TASK PROMPT:
Using the listing below, copy every line that mentions "seaborn".

DATASET CONTENT:
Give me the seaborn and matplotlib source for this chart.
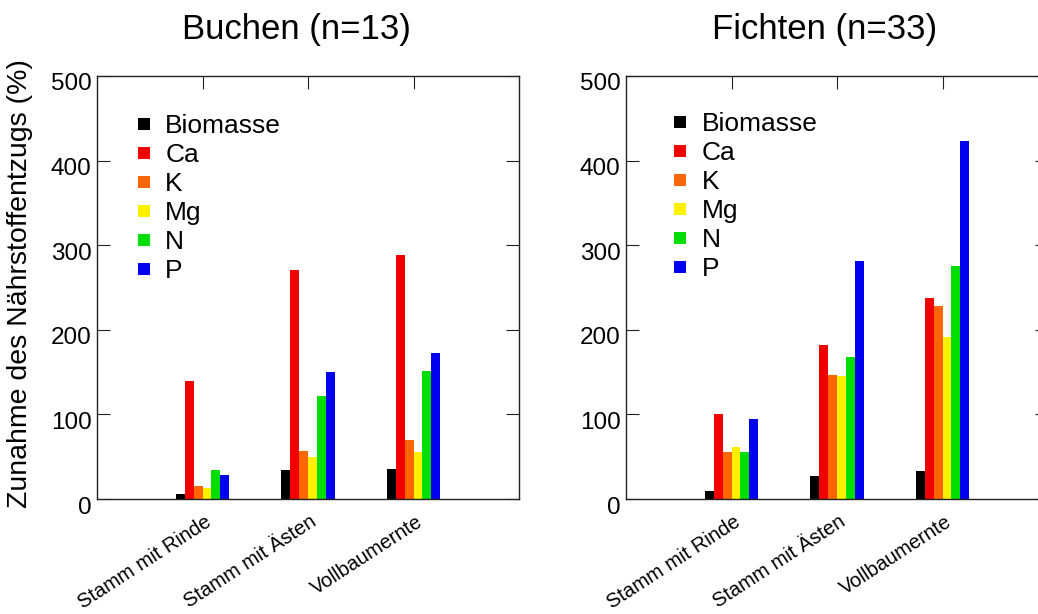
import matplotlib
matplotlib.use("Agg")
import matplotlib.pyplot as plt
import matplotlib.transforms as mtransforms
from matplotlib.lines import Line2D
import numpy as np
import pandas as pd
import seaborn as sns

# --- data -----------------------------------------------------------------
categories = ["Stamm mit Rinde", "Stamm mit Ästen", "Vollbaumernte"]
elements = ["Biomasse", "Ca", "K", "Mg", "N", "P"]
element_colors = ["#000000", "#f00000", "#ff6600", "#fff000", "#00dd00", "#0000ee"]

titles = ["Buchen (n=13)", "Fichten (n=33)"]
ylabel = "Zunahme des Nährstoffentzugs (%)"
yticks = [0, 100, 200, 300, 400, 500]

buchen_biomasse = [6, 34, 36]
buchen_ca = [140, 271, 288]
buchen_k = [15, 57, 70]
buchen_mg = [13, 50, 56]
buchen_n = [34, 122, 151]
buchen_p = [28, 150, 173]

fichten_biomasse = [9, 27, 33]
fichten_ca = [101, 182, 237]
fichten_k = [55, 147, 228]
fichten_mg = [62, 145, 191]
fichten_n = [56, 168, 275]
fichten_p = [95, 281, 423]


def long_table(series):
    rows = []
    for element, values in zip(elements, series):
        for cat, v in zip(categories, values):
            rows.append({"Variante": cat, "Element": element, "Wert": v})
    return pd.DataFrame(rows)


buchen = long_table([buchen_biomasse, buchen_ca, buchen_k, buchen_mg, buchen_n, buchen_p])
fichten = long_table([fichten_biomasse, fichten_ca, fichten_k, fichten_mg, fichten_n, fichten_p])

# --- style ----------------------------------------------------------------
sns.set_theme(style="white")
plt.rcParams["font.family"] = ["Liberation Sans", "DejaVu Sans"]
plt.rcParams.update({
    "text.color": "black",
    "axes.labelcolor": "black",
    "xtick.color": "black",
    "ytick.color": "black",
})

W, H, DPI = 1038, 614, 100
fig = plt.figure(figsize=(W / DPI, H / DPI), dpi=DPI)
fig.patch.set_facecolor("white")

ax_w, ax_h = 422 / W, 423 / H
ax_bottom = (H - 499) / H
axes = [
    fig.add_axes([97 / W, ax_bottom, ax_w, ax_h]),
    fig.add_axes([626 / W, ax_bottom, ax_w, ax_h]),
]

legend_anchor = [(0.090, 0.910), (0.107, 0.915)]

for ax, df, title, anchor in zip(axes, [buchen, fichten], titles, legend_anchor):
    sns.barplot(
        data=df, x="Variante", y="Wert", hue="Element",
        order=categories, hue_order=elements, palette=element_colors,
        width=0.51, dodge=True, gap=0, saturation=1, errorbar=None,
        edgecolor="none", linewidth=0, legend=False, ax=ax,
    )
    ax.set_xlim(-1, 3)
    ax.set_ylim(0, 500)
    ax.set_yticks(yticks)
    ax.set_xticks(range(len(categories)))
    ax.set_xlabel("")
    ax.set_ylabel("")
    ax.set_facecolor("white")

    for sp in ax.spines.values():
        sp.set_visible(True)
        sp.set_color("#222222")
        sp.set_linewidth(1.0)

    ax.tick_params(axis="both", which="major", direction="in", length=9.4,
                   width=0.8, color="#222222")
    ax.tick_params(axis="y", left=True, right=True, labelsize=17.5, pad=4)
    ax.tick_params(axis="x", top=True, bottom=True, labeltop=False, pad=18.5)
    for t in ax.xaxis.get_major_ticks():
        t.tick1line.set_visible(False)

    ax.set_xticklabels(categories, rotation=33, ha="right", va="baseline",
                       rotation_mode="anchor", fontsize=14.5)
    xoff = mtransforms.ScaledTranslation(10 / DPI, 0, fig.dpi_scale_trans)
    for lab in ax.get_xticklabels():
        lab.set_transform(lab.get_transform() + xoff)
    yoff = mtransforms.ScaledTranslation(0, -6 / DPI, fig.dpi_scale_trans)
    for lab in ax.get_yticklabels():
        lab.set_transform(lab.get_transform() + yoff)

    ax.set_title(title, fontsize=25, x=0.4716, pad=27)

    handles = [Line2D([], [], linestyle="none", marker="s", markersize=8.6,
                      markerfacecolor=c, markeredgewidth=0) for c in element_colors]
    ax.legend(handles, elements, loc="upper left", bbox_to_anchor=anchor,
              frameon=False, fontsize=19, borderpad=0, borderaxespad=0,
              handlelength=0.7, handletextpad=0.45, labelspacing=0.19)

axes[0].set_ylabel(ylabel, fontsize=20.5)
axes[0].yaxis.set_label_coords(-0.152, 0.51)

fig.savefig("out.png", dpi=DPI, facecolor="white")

WRITTEN ANSWER:
Give me the seaborn and matplotlib source for this chart.
import seaborn as sns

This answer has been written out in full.